Various aspects of the present disclosure are described herein with reference to flow charts and/or block diagrams depicting methods, device (systems), and computer program products according to the examples of the present disclosure. It should be understood that every block in the flow charts and/or block diagrams and the combinations of various blocks in the flow charts and/or block diagrams may be implemented by computer-readable program instructions.

These computer-readable program instructions may be provided to general-purpose computers, dedicated computers or the processing units of other programmable data processing devices, thereby producing a type of machine, such that when these instructions are executed by the computers or processing units of other programmable data processing devices, an apparatus that realizes the functions/actions stipulated in one or more boxes in the flow charts and/or block diagrams is produced. These computer-readable program instructions may also be stored in computer-readable storage medium, enabling computers, programmable data processing devices, and/or other devices to operate in a specific manner. Therefore, the computer-readable media containing instructions comprise a manufactured product that comprises instructions for implementing various aspects of the functions/actions specified in one or more boxes in the flow charts and/or block diagrams.

The computer-readable program instructions may also be loaded onto a computer, other programmable data processing devices, or other devices, enabling a series of operational steps to be executed on the computer, other programmable data processing devices, or other devices to generate a computer-implemented process. This enables the instructions executed on the computer, other programmable data processing devices, or other devices to implement the functions/actions specified in one or more boxes in the flow charts and/or block diagrams.

The flow charts and block diagrams in the accompanying drawings show the system architecture, functions and operations that may be implemented based on the systems, methods and computer program products according to the plurality of examples of the present disclosure. Regarding this, every block in the flow chart or block diagram can represent a part of a module, program section or instructions, wherein the part of the module, program section or instructions contains one or a plurality of executable instructions that are used to implement the stipulated logic function. In some alternative implementations, the occurrence of the function indicated in the blocks may also differ from the sequence indicated in the accompanying drawings. For example, two continuous blocks may actually be substantially performed in a concurrent manner and they may also sometimes be performed in reverse order, depending on the functions involved. It must also be noted that every block in the block diagrams and/or flow charts, as well as combinations of blocks in the block diagrams and/or flow charts may be implemented by dedicated hardware-based systems used to perform the stipulated functions or actions, or implemented by using combinations of dedicated hardware and computer instructions.

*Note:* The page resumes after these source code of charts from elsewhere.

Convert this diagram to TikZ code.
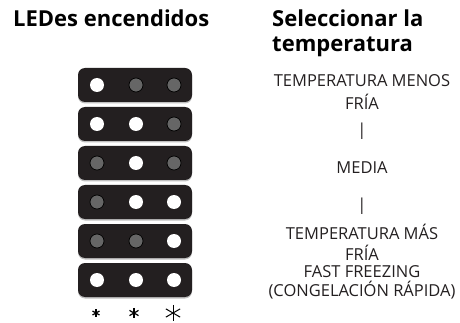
\documentclass[tikz,border=0pt]{standalone}
\usepackage{fontspec}
\setmainfont{Open Sans}
\usetikzlibrary{calc}
\begin{document}
\begin{tikzpicture}[x=1pt,y=-1pt,
  bar/.style={draw=none,fill=barcol,rounded corners=7pt,minimum width=114pt,minimum height=34pt,inner sep=0pt},
  shadowbar/.style={draw=none,fill=black!25,rounded corners=7pt,minimum width=114pt,minimum height=34pt,inner sep=0pt},
  ledon/.style={circle,fill=white,draw=none,minimum size=14pt,inner sep=0pt},
  ledoff/.style={circle,fill=ledgrey,draw=black,line width=0.7pt,minimum size=14pt,inner sep=0pt},
  title/.style={font=\bfseries\fontsize{22}{26}\selectfont,inner sep=0pt,anchor=base west},
  lab/.style={font=\fontsize{16.5}{19}\selectfont,text=textcol,inner sep=0pt,anchor=base},
  star/.style={line width=1.1pt,draw=black}
]
\definecolor{barcol}{HTML}{231F20}
\definecolor{ledgrey}{HTML}{666666}
\definecolor{textcol}{HTML}{231F20}
\useasboundingbox (0,0) rectangle (460,323);
% titles
\node[title] (t1) at (13,27) {LEDes encendidos};
\node[title] (t2a) at (272,27) {Seleccionar la};
\node[title] (t2b) at (272,52) {temperatura};
% right column
\node[lab] (r1) at (362,87) {TEMPERATURA MENOS};
\node[lab] (r2) at (362,110) {FRÍA};
\node[lab] (r3) at (362,136) {|};
\node[lab] (r4) at (362,174) {MEDIA};
\node[lab] (r5) at (362,211) {|};
\node[lab] (r6) at (362,239) {TEMPERATURA MÁS};
\node[lab] (r7) at (362,260) {FRÍA};
\node[lab] (r8) at (362,277) {FAST FREEZING};
\node[lab] (r9) at (362,296) {(CONGELACIÓN RÁPIDA)};
% bars
\foreach \i/\a/\b/\c in {1/ledon/ledoff/ledoff,2/ledon/ledon/ledoff,3/ledoff/ledon/ledoff,4/ledoff/ledon/ledon,5/ledoff/ledoff/ledon,6/ledon/ledon/ledon}{
  \pgfmathsetmacro{\yy}{68+39*(\i-1)+17}
  \node[shadowbar] (s\i) at (135,\yy+1.5) {};
  \node[bar] (b\i) at (135,\yy) {};
  \node[\a] (l\i a) at (97,\yy) {};
  \node[\b] (l\i b) at (136,\yy) {};
  \node[\c] (l\i c) at (174,\yy) {};
}
% asterisks
\foreach \n/\x/\r/\w in {1/96/4/1.2,2/134/5.2/1.2,3/173/8.2/1}{
  \coordinate (a\n) at (\x,313);
  \draw[star,line width=\w pt] ($(a\n)+(0,-\r)$) -- ($(a\n)+(0,\r)$);
  \draw[star,line width=\w pt] ($(a\n)+({\r*cos(30)},{-\r*sin(30)})$) -- ($(a\n)+({-\r*cos(30)},{\r*sin(30)})$);
  \draw[star,line width=\w pt] ($(a\n)+({-\r*cos(30)},{-\r*sin(30)})$) -- ($(a\n)+({\r*cos(30)},{\r*sin(30)})$);
}
\end{tikzpicture}
\end{document}
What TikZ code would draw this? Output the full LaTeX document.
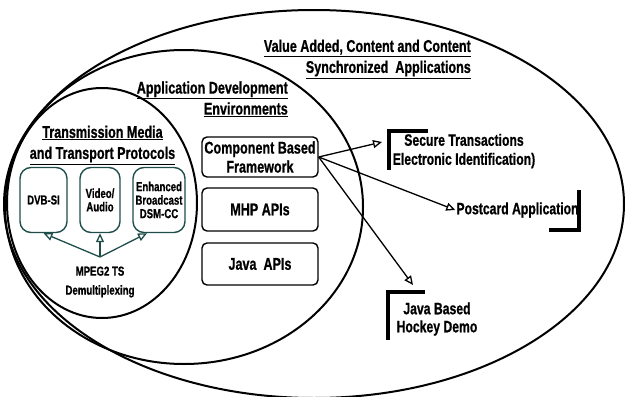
\documentclass[tikz,border=0pt]{standalone}
\usepackage{fontspec}
\setmainfont{Liberation Sans}[FakeStretch=0.74,BoldFeatures={FakeBold=0.8}]
\usetikzlibrary{arrows.meta,calc}
\definecolor{tealline}{HTML}{1F4E4A}
\begin{document}
\begin{tikzpicture}[x=1pt,y=-1pt,
  zone/.style={line width=2pt},
  heading/.style={font=\fontsize{17}{21}\selectfont\bfseries,inner sep=1pt},
  label/.style={font=\fontsize{16.5}{19}\selectfont\bfseries,align=center,inner sep=1pt},
  apibox/.style={draw,line width=1.4pt,rounded corners=5pt,minimum width=116pt,
    font=\fontsize{17}{19}\selectfont\bfseries,align=center,inner sep=1pt},
  mediabox/.style={draw=tealline,line width=1.4pt,rounded corners=11pt,minimum height=65pt,
    font=\fontsize{13}{13.5}\selectfont\bfseries,align=center,inner sep=1pt},
  openarrow/.style={line width=1.3pt,-{Triangle[open,length=9pt,width=8pt]}},
  bracket/.style={line width=3.5pt},
]
\useasboundingbox (0,0) rectangle (626,396);

% nested regions
\draw[zone] (314,204) ellipse [x radius=310, y radius=194];
\draw[zone] (184,207) ellipse [x radius=179, y radius=157];
\draw[zone] (102,203) ellipse [x radius=95, y radius=115];

% headings
\node[heading,align=right,anchor=east] (valtitle) at (472,59)
  {\underline{Value Added, Content and Content}\\\underline{Synchronized\ \ Applications}};
\node[heading,align=right,anchor=east] (devtitle) at (289,99)
  {\underline{Application Development}\\\underline{Environments}};
\node[heading,align=center] (mediatitle) at (102.5,145)
  {\underline{Transmission Media}\\\underline{and Transport Protocols}};

% transmission media
\node[mediabox,minimum width=47pt] (dvb) at (43.5,200) {DVB-SI};
\node[mediabox,minimum width=40pt] (av) at (100,200) {Video/\\Audio};
\node[mediabox,minimum width=52pt] (enh) at (159,200) {Enhanced\\Broadcast\\DSM-CC};
\coordinate (mpj) at (100,257);
\node[font=\fontsize{13}{19}\selectfont\bfseries,align=center,inner sep=1pt] (mpeg) at (100,282)
  {MPEG2 TS\\Demultiplexing};
\draw[openarrow,draw=tealline] (mpj) -- (dvb.south);
\draw[openarrow,draw=tealline] (mpj) -- (av.south);
\draw[openarrow,draw=tealline] (mpj) -- ([xshift=-12pt]enh.south);

% development environment
\node[apibox,minimum height=40pt] (comp) at (260,157) {Component Based\\Framework};
\node[apibox,minimum height=43pt] (mhp) at (260,209.5) {MHP APIs};
\node[apibox,minimum height=42pt] (java) at (260,264) {Java\ \ APIs};

% applications
\node[label] (secure) at (464,151) {Secure Transactions\\Electronic Identification)};
\node[label] (post) at (517.5,210) {Postcard Application};
\node[label,font=\fontsize{16.5}{18}\selectfont\bfseries] (hockey) at (437,319) {Java Based\\Hockey Demo};
\coordinate (secTip) at (382,142);
\coordinate (hockTip) at (413,285);

\draw[openarrow] (comp.east) -- (secTip);
\draw[openarrow] (comp.east) -- (post.west);
\draw[openarrow] (comp.east) -- (hockTip);

% corner brackets
\draw[bracket] (428,131) -- (389,131) -- (389,170);
\draw[bracket] (579,190) -- (579,230) -- (549,230);
\draw[bracket] (425,292) -- (388,292) -- (388,340);
\end{tikzpicture}
\end{document}
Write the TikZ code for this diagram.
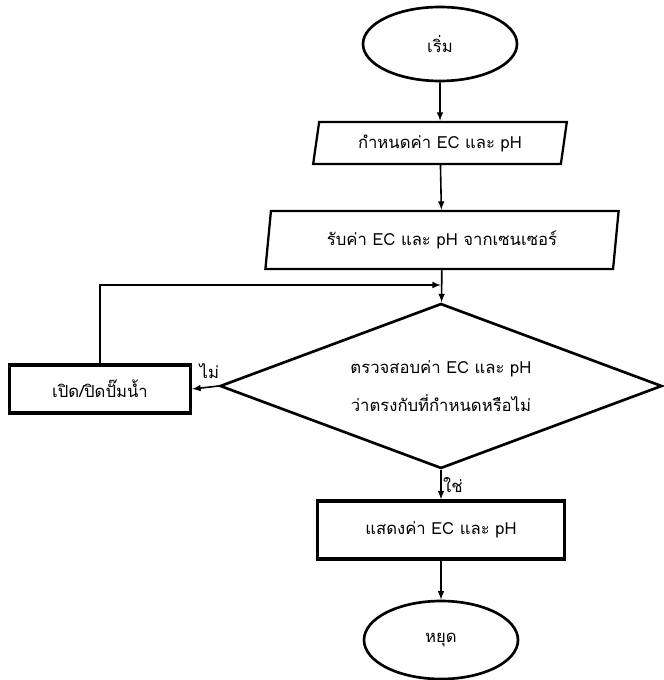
\documentclass[tikz,border=0pt]{standalone}
\usepackage{fontspec}
\usepackage{tikz}
\usetikzlibrary{shapes.geometric}
\newfontfamily\thaifont[Script=Thai]{Loma}

\begin{document}
\begin{tikzpicture}[x=0.75pt,y=-0.75pt,
        every node/.style={font=\thaifont\fontsize{12.5}{29}\selectfont},
        terminal/.style={draw,line width=2pt,ellipse,minimum width=154*0.75pt,minimum height=74*0.75pt,inner sep=0pt},
        inout/.style={draw,line width=1.7pt,trapezium,trapezium stretches=true,inner sep=0pt},
        process/.style={draw,line width=2.4pt,rectangle,inner sep=0pt},
        decision/.style={draw,line width=2pt,diamond,aspect=2.7,minimum width=442*0.75pt,minimum height=165*0.75pt,inner sep=0pt,align=center},
        flow/.style={-latex,line width=1.2pt}]
        \useasboundingbox (0,0) rectangle (663,680);
        \node[terminal] (start) at (440,44) {เริ่ม};
        \node[inout,trapezium left angle=76.6,trapezium right angle=103.4,minimum width=254*0.75pt,minimum height=42*0.75pt] (setval) at (440,143) {กำหนดค่า EC และ pH};
        \node[inout,trapezium left angle=78.3,trapezium right angle=101.7,minimum width=354*0.75pt,minimum height=58*0.75pt] (readval) at (442,240) {รับค่า EC และ pH จากเซนเซอร์};
        \coordinate (join) at (441,285);
        \node[decision] (check) at (441,386) {ตรวจสอบค่า EC และ pH\\ว่าตรงกับที่กำหนดหรือไม่};
        \node[process,minimum width=181*0.75pt,minimum height=48*0.75pt] (pump) at (100,389) {เปิด/ปิดปั๊มน้ำ};
        \node[process,minimum width=247*0.75pt,minimum height=58*0.75pt] (show) at (441,530) {แสดงค่า EC และ pH};
        \node[terminal,minimum height=78*0.75pt] (stop) at (441,640) {หยุด};
        \draw[flow] (start) -- (setval);
        \draw[flow] (setval) -- (readval);
        \draw[flow] (readval) -- (check);
        \draw[flow] (pump.north) |- (join);
        \draw[flow] (check.west) -- node[above,pos=0.35,inner sep=6pt] {ไม่} (pump.east);
        \draw[flow] (check.south) -- node[right,inner sep=1pt] {ใช่} (show.north);
        \draw[flow] (show) -- (stop);
\end{tikzpicture}
\end{document}
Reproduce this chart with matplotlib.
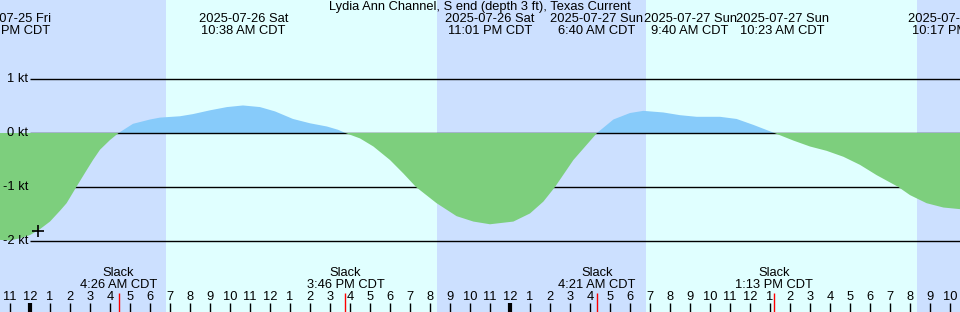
import matplotlib
matplotlib.use('Agg')
import matplotlib.pyplot as plt

plt.rcParams['font.family'] = ['Liberation Sans', 'DejaVu Sans']

# time axis in hours after midnight 2025-07-26 (CDT), current in knots
hours = [-1.5, -1.0, -0.5, 0.0, 0.5, 1.0, 1.5, 1.83, 2.3, 2.83, 3.15, 3.5,
         4.0, 4.43,
         5.15, 6.0, 6.5, 7.5, 8.15, 9.0, 9.85, 10.65, 11.5, 12.25, 13.15,
         14.0, 14.85, 15.4, 15.77,
         16.5, 17.17, 18.0, 18.67, 19.3, 20.33, 21.33, 22.17, 23.0, 24.17,
         25.0, 25.67, 26.25, 27.17, 27.83, 28.35,
         29.17, 30.0, 30.67, 31.67, 32.5, 33.33, 34.5, 35.33, 36.17, 37.22,
         38.17, 39.0, 39.83, 40.67, 41.5, 42.33, 43.42, 44.0, 44.83, 45.67,
         46.5]
knots = [-1.98, -1.99, -1.95, -1.89, -1.78, -1.64, -1.44, -1.30, -1.01,
         -0.69, -0.5, -0.31, -0.13, 0.0,
         0.17, 0.25, 0.285, 0.31, 0.35, 0.42, 0.48, 0.51, 0.48, 0.40, 0.26,
         0.18, 0.12, 0.06, 0.0,
         -0.1, -0.25, -0.5, -0.75, -1.0, -1.3, -1.54, -1.64, -1.69, -1.64,
         -1.49, -1.27, -1.0, -0.5, -0.22, 0.0,
         0.25, 0.37, 0.41, 0.38, 0.33, 0.30, 0.30, 0.26, 0.15, 0.0,
         -0.14, -0.25, -0.33, -0.44, -0.59, -0.78, -1.0, -1.15, -1.30, -1.38,
         -1.41]

night_spans = [(-1.5, 6.8), (20.35, 30.8), (44.35, 46.5)]

top_pos = [-1.1, 10.68, 23.0, 28.35, 33.0, 37.6, 46.25]
top_dates = ['2025-07-25 Fri', '2025-07-26 Sat', '2025-07-26 Sat',
             '2025-07-27 Sun', '2025-07-27 Sun', '2025-07-27 Sun',
             '2025-07-27 Sun']
top_times = ['10:48 PM CDT', '10:38 AM CDT', '11:01 PM CDT', '6:40 AM CDT',
             '9:40 AM CDT', '10:23 AM CDT', '10:17 PM CDT']

slack_hours = [4.43, 15.77, 28.35, 37.22]
slack_times = ['4:26 AM CDT', '3:46 PM CDT', '4:21 AM CDT', '1:13 PM CDT']

kt_levels = [1, 0, -1, -2]
tick_hours = list(range(-1, 47))
tick_labels = [str((h % 12) or 12) for h in tick_hours]
midnights = [0, 24]

now_h, now_v = 0.4, -1.81

x0, x1 = -1.5, 46.5
FS = 9.3
# pixel rows -> knots: 54 px per knot, zero at row 133 of 312
y_top = 133 / 54
y_bot = (133 - 312) / 54
def row(px):
    return (133 - px) / 54

fig = plt.figure(figsize=(9.6, 3.12), dpi=100)
ax = fig.add_axes([0, 0, 1, 1])
ax.set_xlim(x0, x1)
ax.set_ylim(y_bot, y_top)
ax.axis('off')

ax.axvspan(x0, x1, color='#e0ffff', lw=0, zorder=0)
for a, b in night_spans:
    ax.axvspan(a, b, color='#cce0ff', lw=0, zorder=0.5)

for k in kt_levels:
    ax.hlines(k, 0, x1, color='black', lw=1.0, zorder=2)
    ax.text(-0.1, k, '%d kt' % k, ha='right', va='center', fontsize=FS, zorder=4)

ax.fill_between(hours, knots, 0, where=[v >= 0 for v in knots],
                interpolate=True, color='#87cbfa', lw=0, zorder=1.5)
ax.fill_between(hours, knots, 0, where=[v <= 0 for v in knots],
                interpolate=True, color='#7dcf7d', lw=0, zorder=3)

ax.plot([now_h], [now_v], marker='+', color='black', ms=9, mew=1.2, zorder=5)

ax.text((x0 + x1) / 2, row(7), 'Lydia Ann Channel, S end (depth 3 ft), Texas Current',
        ha='center', va='center', fontsize=FS)
for p, d, t in zip(top_pos, top_dates, top_times):
    ax.text(p, row(19.5), d, ha='center', va='center', fontsize=FS)
    ax.text(p, row(31.5), t, ha='center', va='center', fontsize=FS)

for p, t in zip(slack_hours, slack_times):
    ax.text(p, row(273.5), 'Slack', ha='center', va='center', fontsize=FS)
    ax.text(p, row(285), t, ha='center', va='center', fontsize=FS)
    ax.vlines(p, row(312), row(293), color='red', lw=1.0, zorder=4)

for h, lab in zip(tick_hours, tick_labels):
    ax.text(h, row(297), lab, ha='center', va='center', fontsize=FS)
    w = 3.0 if h in midnights else 1.0
    ax.vlines(h, row(312), row(303), color='black', lw=w, zorder=4)

fig.savefig('out.png', dpi=100)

The various examples of the present disclosure have been described above. The descriptions provided are exemplary and not exhaustive, and they are also not limited to the disclosed examples. Many modifications and variations will be apparent to those skilled in the art without departing from the scope and spirit of the described examples. The selection of terms used herein aims to best explain the principles and actual applications of various examples as well as the technological improvements in the technology in the market, or allow others of ordinary skill in the art to understand various examples disclosed herein.